Data annotation is the process of adding labels or tags to data, specifically to train machine learning (ML) models. It’s like teaching a child by pointing out and naming objects. Here’s a breakdown of what data annotation is and why it’s important:

What it is:

  • Adding labels, tags or descriptions to data (text, images, audio, video) to make it understandable for machines.
  • Annotations provide context and meaning to the data, allowing ML algorithms to learn and improve their performance.

Why it’s important:

  • Foundation for AI: High-quality training data is essential for building accurate and reliable AI models. Data annotation prepares this data.
  • Machine understanding: Raw data is meaningless to machines.
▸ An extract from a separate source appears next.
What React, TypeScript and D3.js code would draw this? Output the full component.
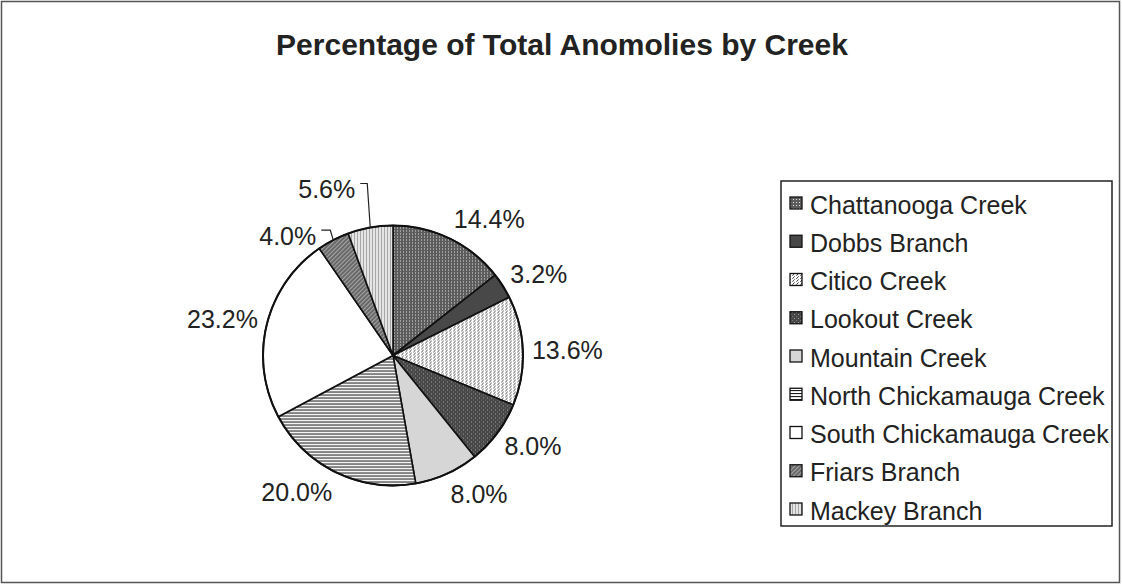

Annotations translate complex information into a language machines can process.
  • Real-world applications: Data annotation is used in various applications like self-driving cars (interpreting visual data), facial recognition (labeling faces in images) and spam filtering (identifying spam emails).

Types of data annotation:

  • Image annotation: Labeling objects in images (e.g., a car, a stop sign)
  • Text annotation: Classifying text data (e.g., sentiment analysis, topic labeling)
  • Audio annotation: Transcribing speech or identifying sounds (e.g., music genre recognition)
  • Video annotation: Adding labels or tracking objects in videos (e.g., action recognition in sports videos)

Data annotation can be a complex task, but it’s a crucial step in developing powerful and intelligent AI systems.